* Short problem *
The records below must be transcribed exactly. Do not include the pictures.

[Stored records]
*****

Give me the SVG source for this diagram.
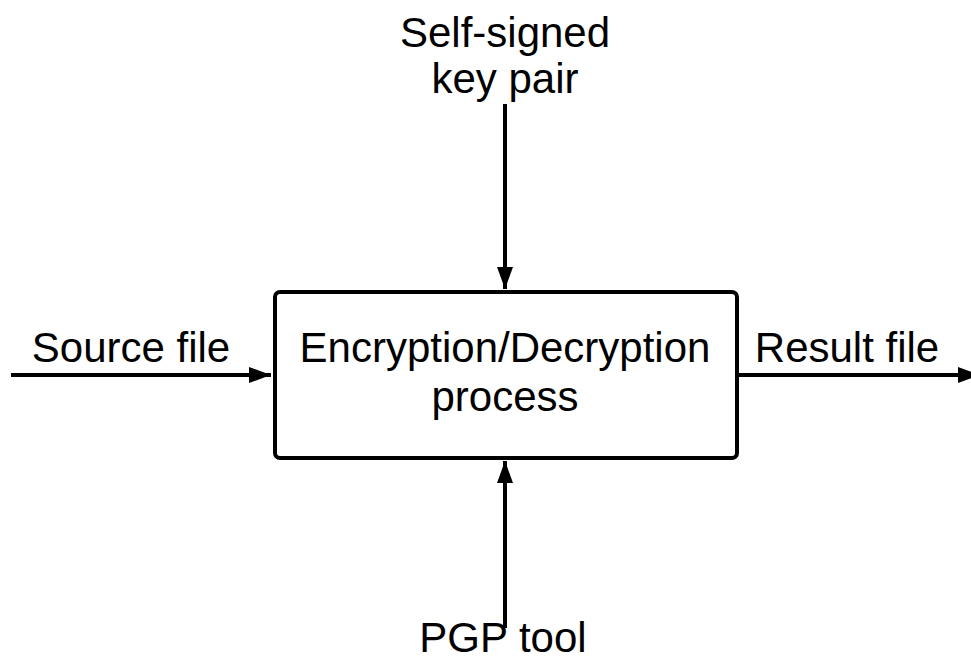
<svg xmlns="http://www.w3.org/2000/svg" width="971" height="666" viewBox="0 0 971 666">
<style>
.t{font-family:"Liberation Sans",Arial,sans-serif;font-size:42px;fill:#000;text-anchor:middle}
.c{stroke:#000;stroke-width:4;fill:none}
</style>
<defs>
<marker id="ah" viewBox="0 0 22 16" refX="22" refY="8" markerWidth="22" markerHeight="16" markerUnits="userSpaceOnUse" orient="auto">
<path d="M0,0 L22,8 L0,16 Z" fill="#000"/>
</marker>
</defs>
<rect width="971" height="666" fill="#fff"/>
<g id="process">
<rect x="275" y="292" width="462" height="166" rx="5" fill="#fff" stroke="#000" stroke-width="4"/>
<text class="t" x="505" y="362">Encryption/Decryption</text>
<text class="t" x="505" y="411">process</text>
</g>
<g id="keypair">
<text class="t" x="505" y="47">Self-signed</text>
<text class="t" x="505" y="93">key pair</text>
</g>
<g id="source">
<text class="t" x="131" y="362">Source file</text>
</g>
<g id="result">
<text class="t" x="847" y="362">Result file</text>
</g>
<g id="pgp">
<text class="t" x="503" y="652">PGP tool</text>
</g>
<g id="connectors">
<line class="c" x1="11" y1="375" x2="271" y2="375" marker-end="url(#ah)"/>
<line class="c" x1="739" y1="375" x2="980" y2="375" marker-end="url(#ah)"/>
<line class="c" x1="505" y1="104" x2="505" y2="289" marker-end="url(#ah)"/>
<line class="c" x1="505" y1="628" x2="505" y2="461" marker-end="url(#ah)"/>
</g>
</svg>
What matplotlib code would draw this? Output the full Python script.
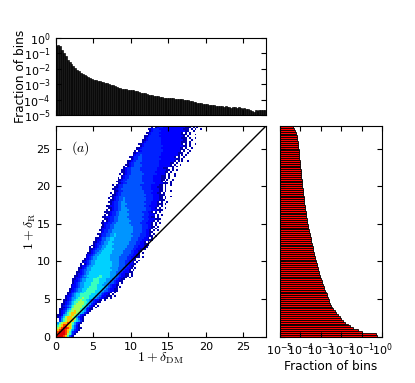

*****

* Output for this task *
Give me the SVG source for this diagram.
<svg xmlns="http://www.w3.org/2000/svg" width="971" height="666" viewBox="0 0 971 666">
<style>
.t{font-family:"Liberation Sans",Arial,sans-serif;font-size:42px;fill:#000;text-anchor:middle}
.c{stroke:#000;stroke-width:4;fill:none}
</style>
<defs>
<marker id="ah" viewBox="0 0 22 16" refX="22" refY="8" markerWidth="22" markerHeight="16" markerUnits="userSpaceOnUse" orient="auto">
<path d="M0,0 L22,8 L0,16 Z" fill="#000"/>
</marker>
</defs>
<rect width="971" height="666" fill="#fff"/>
<g id="process">
<rect x="275" y="292" width="462" height="166" rx="5" fill="#fff" stroke="#000" stroke-width="4"/>
<text class="t" x="505" y="362">Encryption/Decryption</text>
<text class="t" x="505" y="411">process</text>
</g>
<g id="keypair">
<text class="t" x="505" y="47">Self-signed</text>
<text class="t" x="505" y="93">key pair</text>
</g>
<g id="source">
<text class="t" x="131" y="362">Source file</text>
</g>
<g id="result">
<text class="t" x="847" y="362">Result file</text>
</g>
<g id="pgp">
<text class="t" x="503" y="652">PGP tool</text>
</g>
<g id="connectors">
<line class="c" x1="11" y1="375" x2="271" y2="375" marker-end="url(#ah)"/>
<line class="c" x1="739" y1="375" x2="980" y2="375" marker-end="url(#ah)"/>
<line class="c" x1="505" y1="104" x2="505" y2="289" marker-end="url(#ah)"/>
<line class="c" x1="505" y1="628" x2="505" y2="461" marker-end="url(#ah)"/>
</g>
</svg>
What matplotlib code would draw this? Output the full Python script.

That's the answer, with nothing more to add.